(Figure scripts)
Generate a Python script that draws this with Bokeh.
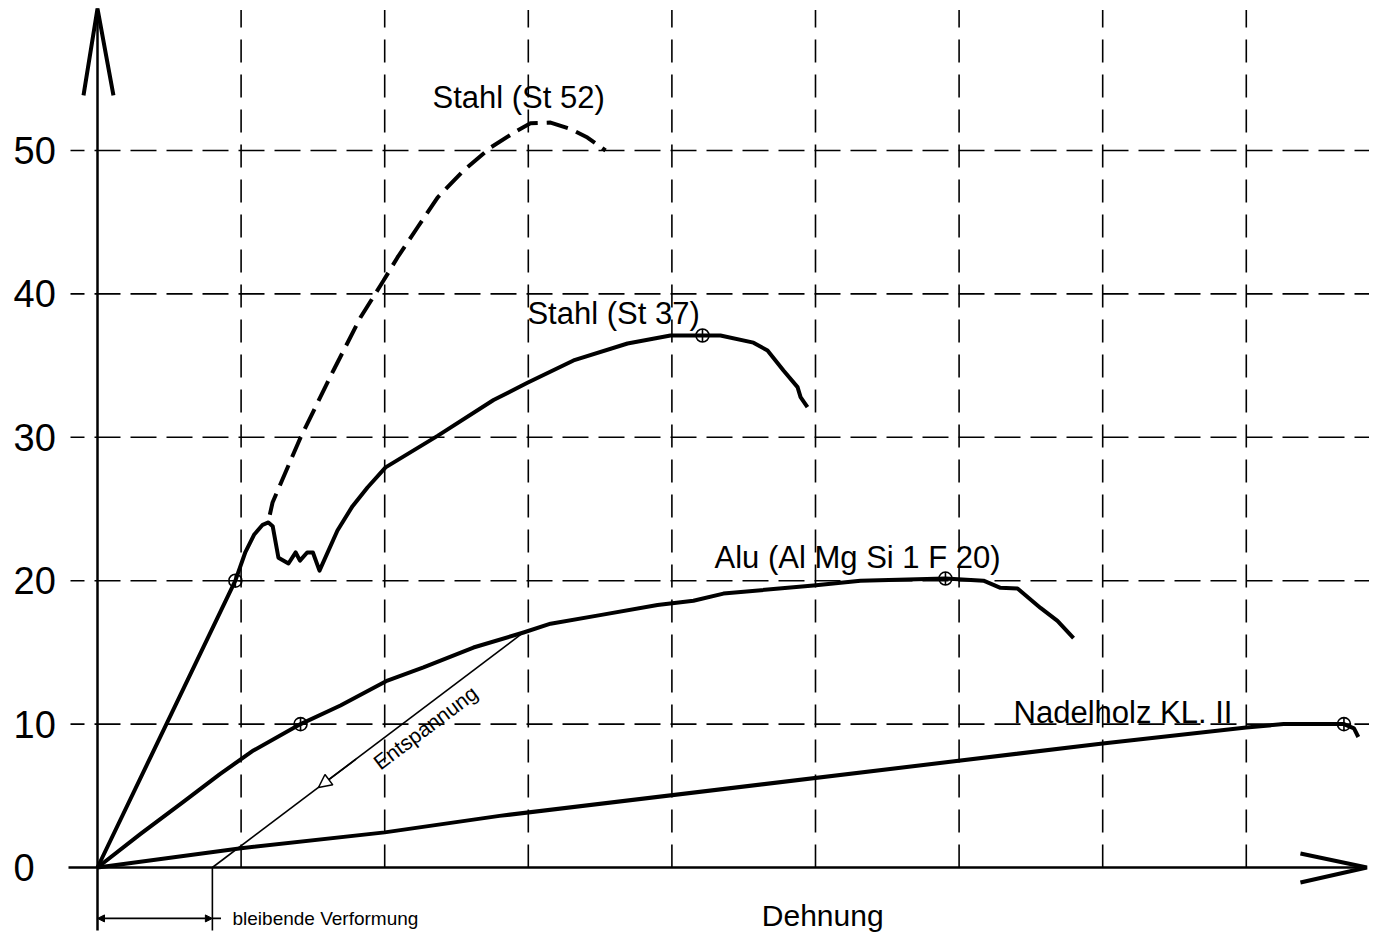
from bokeh.plotting import figure
from bokeh.models import Range1d, Arrow, NormalHead
from bokeh.core.properties import value
from bokeh.embed import file_html
from bokeh.resources import INLINE

# ---- data (strain in grid units, stress) ----
st37_x = [0.0, 0.96, 1.03, 1.09, 1.15, 1.19, 1.22, 1.26, 1.33, 1.38, 1.41, 1.46, 1.50, 1.546,
          1.671, 1.776, 1.880, 2.006, 2.368, 2.758, 2.994, 3.315, 3.691, 3.990, 4.213, 4.338,
          4.568, 4.666, 4.777, 4.875, 4.896, 4.944]
st37_y = [0.0, 20.0, 22.0, 23.2, 23.9, 24.06, 23.8, 21.6, 21.2, 21.97, 21.4, 21.97, 21.97, 20.7,
          23.5, 25.2, 26.5, 27.9, 30.1, 32.6, 33.8, 35.36, 36.54, 37.1, 37.1, 37.1,
          36.6, 36.05, 34.66, 33.5, 32.8, 32.1]

st52_x = [1.20, 1.219, 1.414, 1.643, 1.831, 1.992, 2.089, 2.228, 2.368, 2.549, 2.737, 2.925,
          3.015, 3.155, 3.294, 3.412, 3.538]
st52_y = [24.6, 25.45, 29.99, 34.66, 38.35, 40.93, 42.54, 44.63, 46.72, 48.6, 50.2, 51.4,
          51.9, 51.95, 51.5, 50.9, 50.0]

alu_x = [0.0, 0.30, 0.60, 0.85, 1.086, 1.414, 1.692, 2.019, 2.27, 2.618, 2.967, 3.155, 3.5,
         3.9, 4.150, 4.359, 4.986, 5.313, 5.905, 6.170, 6.288, 6.407, 6.567, 6.685, 6.797]
alu_y = [0.0, 2.35, 4.6, 6.5, 8.16, 10.0, 11.3, 13.04, 13.95, 15.34, 16.39, 17.0, 17.6,
         18.3, 18.6, 19.1, 19.67, 20.0, 20.15, 20.0, 19.5, 19.46, 18.1, 17.2, 16.0]

holz_x = [0.0, 1.0, 2.0, 2.8, 7.0, 8.0, 8.26, 8.68, 8.75, 8.78]
holz_y = [0.0, 1.35, 2.45, 3.6, 8.65, 9.76, 10.0, 10.0, 9.7, 9.1]

unload_x = [2.967, 0.80]
unload_y = [16.39, 0.0]

marker_x = [0.96, 1.414, 4.213, 5.905, 8.68]
marker_y = [20.0, 10.0, 37.1, 20.15, 10.0]

y_ticks = [0, 10, 20, 30, 40, 50]
x_grid = [1, 2, 3, 4, 5, 6, 7, 8]

labels = ["Stahl (St 52)", "Stahl (St 37)", "Alu (Al Mg Si 1 F 20)", "Nadelholz KL. II"]
label_x = [2.333, 2.994, 4.297, 6.379]
label_y = [53.7, 38.6, 21.6, 10.8]

x_title = "Dehnung"
dim_text = "bleibende Verformung"
unload_text = "Entspannung"

# ---- layout constants ----
X0, X1 = -0.6755, 8.858
Y0, Y1 = -4.672, 60.46
FONT = "Liberation Sans"

p = figure(width=1369, height=934, x_range=Range1d(X0, X1), y_range=Range1d(Y0, Y1),
           output_backend="svg", toolbar_location=None, min_border=0,
           x_axis_location=None, y_axis_location=None)
p.grid.visible = False
p.outline_line_color = None
p.background_fill_color = "white"

# grid lines (dashed)
gy = [t for t in y_ticks if t > 0]
p.segment(x0=[-0.188] * len(gy), y0=gy, x1=[X1] * len(gy), y1=gy,
          line_color="black", line_width=1.6, line_dash="26 10", line_dash_offset=12)
p.segment(x0=x_grid, y0=[0] * len(x_grid), x1=x_grid, y1=[59.8] * len(x_grid),
          line_color="black", line_width=1.6, line_dash="23 12")

# axes with arrows
p.line([-0.202, 8.84], [0, 0], line_color="black", line_width=2.5)
p.line([8.377, 8.84, 8.377], [0.976, 0, -1.046], line_color="black", line_width=4)
p.line([0, 0], [-4.8, 59.9], line_color="black", line_width=2.5)
p.line([-0.0975, 0, 0.111], [53.84, 59.9, 53.84], line_color="black", line_width=4)

# tick labels
p.text(x=[-0.585] * len(y_ticks), y=y_ticks, text=[str(t) for t in y_ticks],
       text_font=value(FONT), text_font_size="38px", text_align="left",
       text_baseline="middle", text_color="black")

# curves
p.line(st52_x, st52_y, line_color="black", line_width=4, line_dash="22 9")
p.line(st37_x, st37_y, line_color="black", line_width=4, line_join="round")
p.line(alu_x, alu_y, line_color="black", line_width=4, line_join="round")
p.line(holz_x, holz_y, line_color="black", line_width=4, line_join="round")

# unloading line
p.line(unload_x, unload_y, line_color="black", line_width=1.6)
p.add_layout(Arrow(x_start=1.80, y_start=7.55, x_end=1.539, y_end=5.58,
                   line_color="black", line_width=1.6,
                   end=NormalHead(size=13, fill_color="white", line_color="black", line_width=1.5)))

# markers
p.scatter(marker_x, marker_y, marker="circle_cross", size=13, fill_color=None,
          line_color="black", line_width=1.6)

# labels
p.text(x=label_x, y=label_y, text=labels, text_font=value(FONT), text_font_size="31px",
       text_align="left", text_baseline="middle", text_color="black")
p.text(x=[5.05], y=[-3.35], text=[x_title], text_font=value(FONT), text_font_size="30px",
       text_align="center", text_baseline="middle", text_color="black")
p.text(x=[2.284], y=[9.76], text=[unload_text], text_font=value(FONT), text_font_size="21px",
       angle=0.646, text_align="center", text_baseline="middle", text_color="black")

# dimension for permanent deformation
DIM_Y = -3.55
p.line([unload_x[1], unload_x[1]], [0, -4.4], line_color="black", line_width=1.6)
p.line([0, 0], [-4.4, -4.8], line_color="white", line_width=3)
p.line([unload_x[1], 0.86], [DIM_Y, DIM_Y], line_color="black", line_width=1.6)
p.add_layout(Arrow(x_start=0, y_start=DIM_Y, x_end=unload_x[1], y_end=DIM_Y,
                   line_color="black", line_width=1.6,
                   start=NormalHead(size=7, fill_color="black", line_color="black"),
                   end=NormalHead(size=7, fill_color="black", line_color="black")))
p.text(x=[0.94], y=[DIM_Y], text=[dim_text], text_font=value(FONT), text_font_size="19px",
       text_align="left", text_baseline="middle", text_color="black")

open("out.html", "w").write(file_html(p, INLINE))
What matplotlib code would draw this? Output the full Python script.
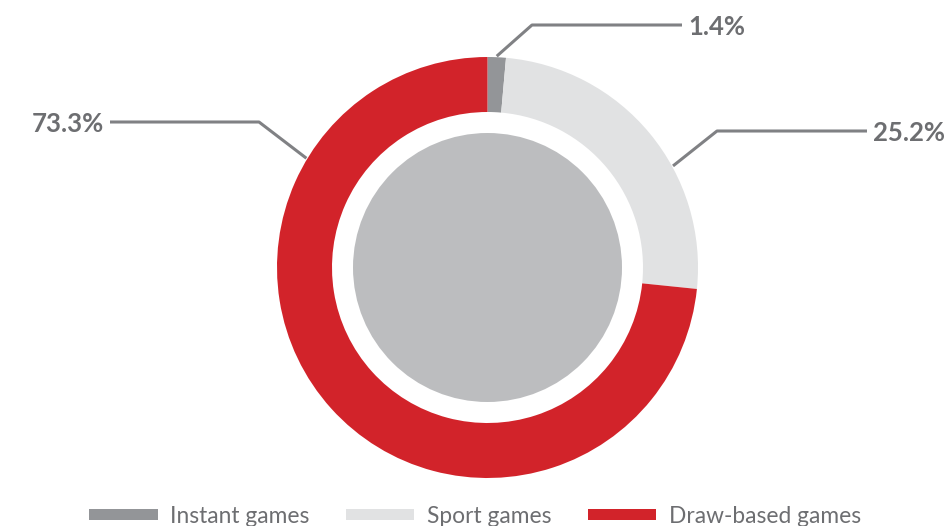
import numpy as np
import matplotlib.pyplot as plt
from matplotlib.lines import Line2D

# game type shares (%)
categories = ['Instant games', 'Sport games', 'Draw-based games']
shares = [1.4, 25.2, 73.3]
labels = ['1.4%', '25.2%', '73.3%']
colors = ['#939598', '#e1e2e3', '#d2232a']

TEXT = '#6d6e71'
LINE = '#808184'

fig = plt.figure(figsize=(9.5, 5.26), dpi=100)
ax = fig.add_axes([0, 0, 1, 1])

cx, cy = 487.5, 258.5
r_out, ring = 210.5, 55

wedges, _ = ax.pie(shares, colors=colors, startangle=90, counterclock=False,
                   radius=r_out, center=(cx, cy),
                   wedgeprops=dict(width=ring, linewidth=0))
ax.add_patch(plt.Circle((cx, cy), 134.5, color='#bcbdbf', lw=0))

# leader lines: angle on ring edge, elbow x, line end x, text y, alignment
leaders = [
    (87.5, 532, 682, 501, 'left'),
    (28.7, 717, 867, 395, 'left'),
    (148.9, 259, 110, 404, 'right'),
]
for lab, (ang, ex, lx, ty, ha) in zip(labels, leaders):
    a = np.deg2rad(ang)
    x0 = cx + (r_out + 1) * np.cos(a)
    y0 = cy + (r_out + 1) * np.sin(a)
    ax.add_line(Line2D([x0, ex, lx], [y0, ty, ty], color=LINE, lw=2.2,
                       solid_capstyle='butt'))
    tx = lx + 6 if ha == 'left' else lx - 6
    ax.text(tx, ty, lab, ha=ha, va='center_baseline', fontsize=18.5,
            fontweight='bold', color=TEXT, family='Lato')

ax.set_xlim(0, 950)
ax.set_ylim(0, 526)
ax.set_aspect('equal')
ax.axis('off')

leg = ax.legend(wedges, categories, loc='lower left',
                bbox_to_anchor=(78 / 950, -12 / 526), ncol=3, frameon=False,
                handlelength=3.0, handleheight=0.37, handletextpad=0.55,
                columnspacing=1.6, borderpad=0,
                prop=dict(family='Lato', size=16.4))
for t in leg.get_texts():
    t.set_color(TEXT)

fig.savefig('out.png', dpi=100)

:: Aim of the exercise ::
Without the pictures, write out the lines from the beginning of the entries through the line with "36.6, 36.05, 34.66, 33.5, 32.8, 32.1]".

:: Task answer ::
Generate a Python script that draws this with Bokeh.
from bokeh.plotting import figure
from bokeh.models import Range1d, Arrow, NormalHead
from bokeh.core.properties import value
from bokeh.embed import file_html
from bokeh.resources import INLINE

# ---- data (strain in grid units, stress) ----
st37_x = [0.0, 0.96, 1.03, 1.09, 1.15, 1.19, 1.22, 1.26, 1.33, 1.38, 1.41, 1.46, 1.50, 1.546,
          1.671, 1.776, 1.880, 2.006, 2.368, 2.758, 2.994, 3.315, 3.691, 3.990, 4.213, 4.338,
          4.568, 4.666, 4.777, 4.875, 4.896, 4.944]
st37_y = [0.0, 20.0, 22.0, 23.2, 23.9, 24.06, 23.8, 21.6, 21.2, 21.97, 21.4, 21.97, 21.97, 20.7,
          23.5, 25.2, 26.5, 27.9, 30.1, 32.6, 33.8, 35.36, 36.54, 37.1, 37.1, 37.1,
          36.6, 36.05, 34.66, 33.5, 32.8, 32.1]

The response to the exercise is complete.